In U.S. v. Jackson, No 07-13374 (Oct. 7, 2008), the Court held that the requirement that the government obtain approval for an appeal of a sentence from the Solicitor General was not jurisdictional. Thus, it rejected the argument that it lacked jurisdiction to consider the government’s appeal of the defendant’s sentence. The Court also rejected the argument that, in order to appeal a district court’s striking of a sentence enhancement notice pursuant to 18 U.S.C. § 851, the government must appeal before sentencing.
The Court also rejected the argument that the government’s § 851 notice was defective because it was not personally signed or approved by the United States Attorney. The Court held that this power can be delegated to Assistant United States Attorneys.

Monday, October 06, 2008

Dombrowski: 5th Amend. Right Not "Clearly Established" for Prior Conviction Admissions

In Dombrowski v.

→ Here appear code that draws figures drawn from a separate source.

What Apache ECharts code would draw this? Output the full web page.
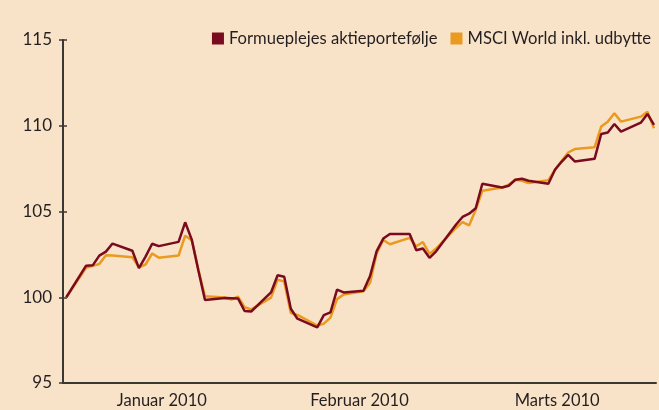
<!DOCTYPE html>
<html>
	<head>
		<title>Formuepleje vs MSCI World</title>
		<meta charset="utf-8"/>
		<style type="text/css">
			*{margin: 0;padding: 0;}
			html,body{
				width: 659px;
				height: 410px;
				background-color: #f9e3c8;
			}
			.chart{
				width: 659px;
				height: 410px;
			}
		</style>
		<script type="text/javascript" src="https://cdn.jsdelivr.net/npm/echarts@6/dist/echarts.min.js"></script>
	</head>
	<body>
		<div class="chart js-chart"></div>
		<script type="text/javascript">
			// maaneder paa x-aksen
			var maaneder=["Januar 2010","Februar 2010","Marts 2010"];
			// dag i aaret (1. jan = 1) for hver handelsdag
			var dage=[1,
				4,5,6,7,8, 11,12,13,14,15, 18,19,20,21,22, 25,26,27,28,29,
				32,33,34,35,36, 39,40,41,42,43, 46,47,48,49,50, 53,54,55,56,57,
				60,61,62,63,64, 67,68,69,70,71, 74,75,76,77,78, 81,82,83,84,85, 88,89,90];
			var formuepleje=[100,
				101.84,101.86,102.43,102.66,103.13,
				102.71,101.70,102.37,103.12,102.98,
				103.23,104.37,103.36,101.56,99.84,
				99.95,99.94,99.93,99.20,99.17,
				100.28,101.28,101.19,99.33,98.75,
				98.24,98.96,99.12,100.44,100.28,
				100.38,101.24,102.69,103.42,103.69,
				103.69,102.74,102.84,102.30,102.68,
				104.23,104.68,104.87,105.19,106.62,
				106.40,106.50,106.85,106.91,106.79,
				106.62,107.43,107.90,108.30,107.92,
				108.07,109.52,109.61,110.10,109.66,
				110.18,110.69,110.05];
			var msci=[100,
				101.72,101.83,101.94,102.45,102.43,
				102.33,101.75,101.91,102.55,102.31,
				102.43,103.59,103.32,101.62,100.06,
				99.99,99.87,100.03,99.42,99.29,
				99.98,101.03,100.91,99.08,98.97,
				98.34,98.46,98.81,99.89,100.16,
				100.35,100.84,102.55,103.34,103.09,
				103.46,102.97,103.22,102.53,102.84,
				104.04,104.38,104.19,105.10,106.21,
				106.40,106.56,106.85,106.79,106.66,
				106.82,107.43,107.95,108.44,108.64,
				108.74,109.95,110.24,110.73,110.24,
				110.53,110.82,109.85];
			var navne=["Formueplejes aktieportefølje","MSCI World inkl. udbytte"];

			function par(arr){
				var res=[];
				for(var i=0;i<arr.length;i++){
					res.push([dage[i],arr[i]]);
				}
				return res;
			}

			var akseFarve="#3b3735",tekstFarve="#231f20",skrift="Lato";
			var chart=echarts.init(document.querySelector(".js-chart"));
			var option={
				animation:false,
				backgroundColor:"#f9e3c8",
				textStyle:{fontFamily:skrift},
				grid:{left:63,right:3,top:40,bottom:27,containLabel:false},
				legend:{
					data:[navne[0],navne[1]],
					right:3,
					top:25,
					icon:"rect",
					itemWidth:12,
					itemHeight:12,
					itemGap:13,
					textStyle:{color:tekstFarve,fontSize:16.6,fontFamily:skrift}
				},
				xAxis:[{
					type:"category",
					data:maaneder,
					position:"bottom",
					boundaryGap:true,
					axisLine:{lineStyle:{color:akseFarve,width:2}},
					axisTick:{length:4,lineStyle:{color:akseFarve,width:1.5}},
					axisLabel:{color:tekstFarve,fontSize:16.5,margin:9}
				},{
					type:"category",
					data:maaneder,
					position:"bottom",
					boundaryGap:true,
					axisLine:{show:false},
					axisTick:{inside:true,length:4,lineStyle:{color:akseFarve,width:1.5}},
					axisLabel:{show:false}
				},{
					type:"value",
					show:false,
					position:"top",
					min:0.5,
					max:90.3
				}],
				yAxis:[{
					type:"value",
					min:95,
					max:115,
					interval:5,
					axisLine:{show:true,lineStyle:{color:akseFarve,width:2}},
					axisTick:{show:true,length:4,lineStyle:{color:akseFarve,width:1.5}},
					axisLabel:{color:tekstFarve,fontSize:17,margin:11},
					splitLine:{show:false}
				},{
					type:"value",
					min:95,
					max:115,
					interval:5,
					position:"left",
					axisLine:{show:false},
					axisTick:{show:true,inside:true,length:4,lineStyle:{color:akseFarve,width:1.5}},
					axisLabel:{show:false},
					splitLine:{show:false}
				}],
				series:[{
					name:navne[1],
					type:"line",
					xAxisIndex:2,
					yAxisIndex:0,
					data:par(msci),
					symbol:"none",
					color:"#e99a1f",
					lineStyle:{width:2.5,color:"#e99a1f"}
				},{
					name:navne[0],
					type:"line",
					xAxisIndex:2,
					yAxisIndex:0,
					data:par(formuepleje),
					symbol:"none",
					color:"#7a0a1e",
					lineStyle:{width:2.5,color:"#7a0a1e"}
				}]
			};
			chart.setOption(option);
		</script>
	</body>
</html>
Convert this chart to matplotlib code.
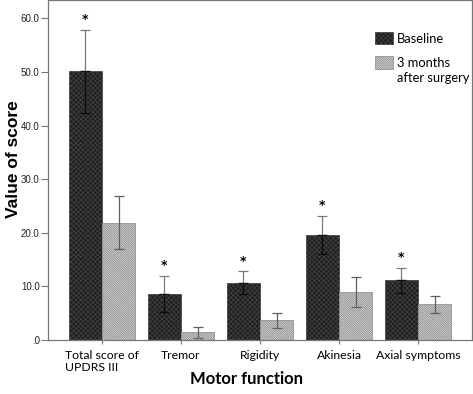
import matplotlib
matplotlib.use("Agg")
import matplotlib.pyplot as plt
import matplotlib.transforms as mtransforms
import numpy as np
from matplotlib.patches import Rectangle

categories = ["Total score of\nUPDRS III", "Tremor", "Rigidity", "Akinesia", "Axial symptoms"]
baseline = [50.1, 8.6, 10.7, 19.6, 11.1]
baseline_err = [7.7, 3.3, 2.1, 3.6, 2.3]
after = [21.9, 1.4, 3.7, 8.9, 6.7]
after_err = [4.9, 1.0, 1.4, 2.8, 1.6]
significant = [True, True, True, True, True]
yticks = [0, 10, 20, 30, 40, 50, 60]
ytick_labels = [".0", "10.0", "20.0", "30.0", "40.0", "50.0", "60.0"]
series_names = ["Baseline", "3 months\nafter surgery"]

# styling: horizontal nudges (pixels) of category labels, as in the original layout
label_nudge_px = [0, -13, -9, 0, 10]

plt.rcParams['hatch.linewidth'] = 0.6
fig = plt.figure(figsize=(4.73, 3.94), dpi=100)
ax = fig.add_axes([48/473, 1 - 340/394, (472 - 48)/473, 340/394 - 0.001])

x = np.arange(len(categories))
w = 0.42
dark_face, dark_hatch, dark_pat = "#1e1e1e", "#404040", "xxxxxxx"
light_face, light_hatch, light_pat = "#ffffff", "#858585", "\\" * 18

ax.bar(x - w/2, baseline, w, color=dark_face, edgecolor=dark_hatch, hatch=dark_pat,
       linewidth=0.5, zorder=2)
ax.bar(x + w/2, after, w, color=light_face, edgecolor=light_hatch, hatch=light_pat,
       linewidth=0.5, zorder=2)

ekw = dict(fmt="none", elinewidth=0.9, capsize=3.5, capthick=0.9, zorder=3)
zeros = [0] * len(baseline)
ax.errorbar(x - w/2, baseline, yerr=[zeros, baseline_err], ecolor="#7a7a7a", **ekw)
ax.errorbar(x - w/2, baseline, yerr=[baseline_err, zeros], ecolor="#0a0a0a", **ekw)
ax.errorbar(x + w/2, after, yerr=[after_err, after_err], ecolor="#5e5e5e", **ekw)

for xi, b, e, s in zip(x, baseline, baseline_err, significant):
    if s:
        ax.text(xi - w/2, b + e + 0.7, "*", ha="center", va="bottom",
                fontsize=9, fontweight="bold", color="black", family="DejaVu Sans")

ax.set_xlim(-0.684, 4.684)
ax.set_ylim(0, 63.35)
ax.set_yticks(yticks)
ax.set_yticklabels(ytick_labels, fontsize=7, family="Liberation Sans", color="#222222")
ax.set_xticks(x)
ax.set_xticklabels(categories, fontsize=8.8, family="Lato", ha="center", va="top",
                   multialignment="left", linespacing=1.15)
for lbl, dx in zip(ax.get_xticklabels(), label_nudge_px):
    lbl.set_transform(lbl.get_transform() + mtransforms.ScaledTranslation(dx / 100, 0, fig.dpi_scale_trans))
ax.tick_params(axis="y", direction="out", length=5, width=0.8, color="#777777", pad=1)
ax.tick_params(axis="x", direction="out", length=3, width=0.8, color="#777777", pad=4)
for sp in ax.spines.values():
    sp.set_color("#777777")
    sp.set_linewidth(0.9)

fig.text(13/473, 1 - 159/394, "Value of score", rotation=90, ha="center", va="center",
         fontsize=12.5, fontweight="bold", family="Liberation Sans")
fig.text(246/473, 1 - 379/394, "Motor function", ha="center", va="center",
         fontsize=12, fontweight="bold", family="Lato")

# legend (drawn manually so the swatch lines up with the first text line)
def ax_xy(px, py):
    return (px - 48) / 424, (340 - py) / 340

styles = [(dark_face, dark_hatch, dark_pat), (light_face, light_hatch, light_pat)]
swatch_tops = [31.7, 56.0]
for name, (fc, ec, hp), top in zip(series_names, styles, swatch_tops):
    x0, y1 = ax_xy(375, top)
    x1, y0 = ax_xy(393.3, top + 12.3)
    ax.add_patch(Rectangle((x0, y0), x1 - x0, y1 - y0, transform=ax.transAxes,
                           facecolor=fc, edgecolor=ec, hatch=hp, linewidth=0.5,
                           clip_on=False, zorder=4))
    for i, line in enumerate(name.split("\n")):
        tx, ty = ax_xy(396.7, top + 10.6 + i * 15.0)
        ax.text(tx, ty, line, transform=ax.transAxes, ha="left", va="baseline",
                fontsize=9.3, family="Lato", color="black")

fig.savefig("out.png", dpi=100)
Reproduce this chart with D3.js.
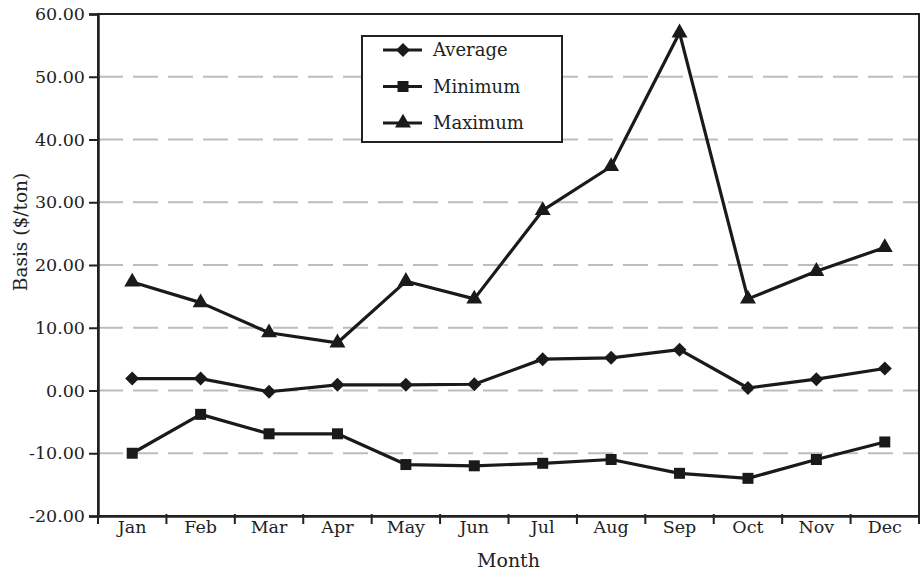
<!DOCTYPE html>
<html><head><meta charset="utf-8">
<script src="https://cdn.jsdelivr.net/npm/d3@7"></script>
<style>body{margin:0;background:#fff}svg{display:block}text{font-family:"DejaVu Serif",serif;fill:#222}</style>
</head><body><svg id="c" width="923" height="571"></svg>
<script>
const months = ["Jan","Feb","Mar","Apr","May","Jun","Jul","Aug","Sep","Oct","Nov","Dec"];
const average = [1.9, 1.9, -0.2, 0.9, 0.9, 1.0, 5.0, 5.2, 6.5, 0.4, 1.8, 3.5];
const minimum = [-10.0, -3.8, -6.9, -6.9, -11.8, -12.0, -11.6, -11.0, -13.2, -14.0, -11.0, -8.2];
const maximum = [17.3, 14.0, 9.2, 7.6, 17.4, 14.6, 28.7, 35.7, 57.0, 14.6, 19.0, 22.8];
const yTicks = [-20, -10, 0, 10, 20, 30, 40, 50, 60];

const svg = d3.select("#c");
const L = 98, R = 919, T = 14, B = 516;
const x = d3.scaleBand().domain(months).range([L, R]);
const y = d3.scaleLinear().domain([-20, 60]).range([B, T]);
const fmt = d => d3.format(".2f")(d).replace("\u2212", "-");

// grid
svg.append("g").selectAll("line").data(yTicks.filter(d => d > -20 && d < 60)).join("line")
  .attr("x1", L).attr("x2", R).attr("y1", d => y(d)).attr("y2", d => y(d))
  .attr("stroke", "#bdbdbd").attr("stroke-width", 2.2).attr("stroke-dasharray", "25,10");

// frame
svg.append("rect").attr("x", L).attr("y", T).attr("width", R - L).attr("height", B - T)
  .attr("fill", "none").attr("stroke", "#222").attr("stroke-width", 2);

// y axis
const ya = svg.append("g").attr("transform", `translate(${L},0)`)
  .call(d3.axisLeft(y).tickValues(yTicks).tickFormat(fmt).tickSize(9).tickPadding(4));
ya.select(".domain").attr("stroke", "#222").attr("stroke-width", 2.5);
ya.selectAll(".tick line").attr("stroke", "#222").attr("stroke-width", 2);
ya.selectAll("text").style("font-size", "17.5px").style("font-family", "DejaVu Serif").attr("fill", "#222");

// x axis
const xa = svg.append("g").attr("transform", `translate(0,${B})`)
  .call(d3.axisBottom(x).tickSize(0).tickPadding(5));
xa.select(".domain").attr("stroke", "#222").attr("stroke-width", 2.5);
xa.selectAll("text").style("font-size", "17.5px").style("font-family", "DejaVu Serif").attr("fill", "#222");
svg.append("g").selectAll("line").data(d3.range(months.length + 1)).join("line")
  .attr("x1", i => L + i * x.step()).attr("x2", i => L + i * x.step())
  .attr("y1", B - 2).attr("y2", B + 8).attr("stroke", "#222").attr("stroke-width", 2);

// titles
svg.append("text").attr("x", (L + R) / 2).attr("y", 567).attr("text-anchor", "middle")
  .style("font-size", "19px").text("Month");
svg.append("text").attr("transform", `translate(27,232) rotate(-90)`).attr("text-anchor", "middle")
  .style("font-size", "18.5px").text("Basis ($/ton)");

const diamond = {draw(ctx, size) { const r = Math.sqrt(size) / 2; ctx.moveTo(0, -r); ctx.lineTo(r, 0); ctx.lineTo(0, r); ctx.lineTo(-r, 0); ctx.closePath(); }};
const series = [
  {name: "Average", values: average, sym: diamond, size: 196},
  {name: "Minimum", values: minimum, sym: d3.symbolSquare, size: 121},
  {name: "Maximum", values: maximum, sym: d3.symbolTriangle, size: 110}
];
const cx = i => x(months[i]) + x.bandwidth() / 2;
const line = d3.line().x((d, i) => cx(i)).y(d => y(d));
series.forEach(s => {
  svg.append("path").attr("d", line(s.values)).attr("fill", "none")
    .attr("stroke", "#1a1a1a").attr("stroke-width", 3.2).attr("stroke-linejoin", "round");
  svg.append("g").selectAll("path").data(s.values).join("path")
    .attr("d", d3.symbol().type(s.sym).size(s.size))
    .attr("transform", (d, i) => `translate(${cx(i)},${y(d)})`).attr("fill", "#1a1a1a");
});

// legend
const lg = svg.append("g");
lg.append("rect").attr("x", 362).attr("y", 36).attr("width", 200).attr("height", 106)
  .attr("fill", "#fff").attr("stroke", "#222").attr("stroke-width", 2);
series.forEach((s, i) => {
  const yy = 50 + i * 36.5;
  lg.append("line").attr("x1", 383).attr("x2", 422).attr("y1", yy).attr("y2", yy)
    .attr("stroke", "#1a1a1a").attr("stroke-width", 3.2);
  lg.append("path").attr("d", d3.symbol().type(s.sym).size(s.size)).attr("transform", `translate(403,${yy})`)
    .attr("fill", "#1a1a1a");
  lg.append("text").attr("x", 433).attr("y", yy).attr("dy", "0.35em").style("font-size", "18px").text(s.name);
});
</script></body></html>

Mingo, No. 05-13140 (Oct. 3, 2008), the Court affirmed the denial of habeas corpus relief to a Florida inmate, who claimed that a Florida state judge violated his Fifth Amendment privilege against self-incrimination when, without warning Mingo of the consequences, he asked Mingo to admit, for purposes of enhancing his sentence as a Florida "habitual offender," that he had several prior felony convictions.
The Court recognized that in Miranda the Supreme Court broadly stated the scope of the privilege, and recognized caselaw in other circuits which held that the privilege applies when a court inquires of a defendant’s previous convictions for habitual offender enhancement purposes. However, the Court noted that some circuits did not construe the Fifth Amendment to apply in this situation. Thus, the right was not "clearly established." Hence, the Florida state court’s failure to apprise Mingo of his Fifth Amendment privilege was not contrary to "clearly established" law – and therefore could not give rise to habeas corpus relief.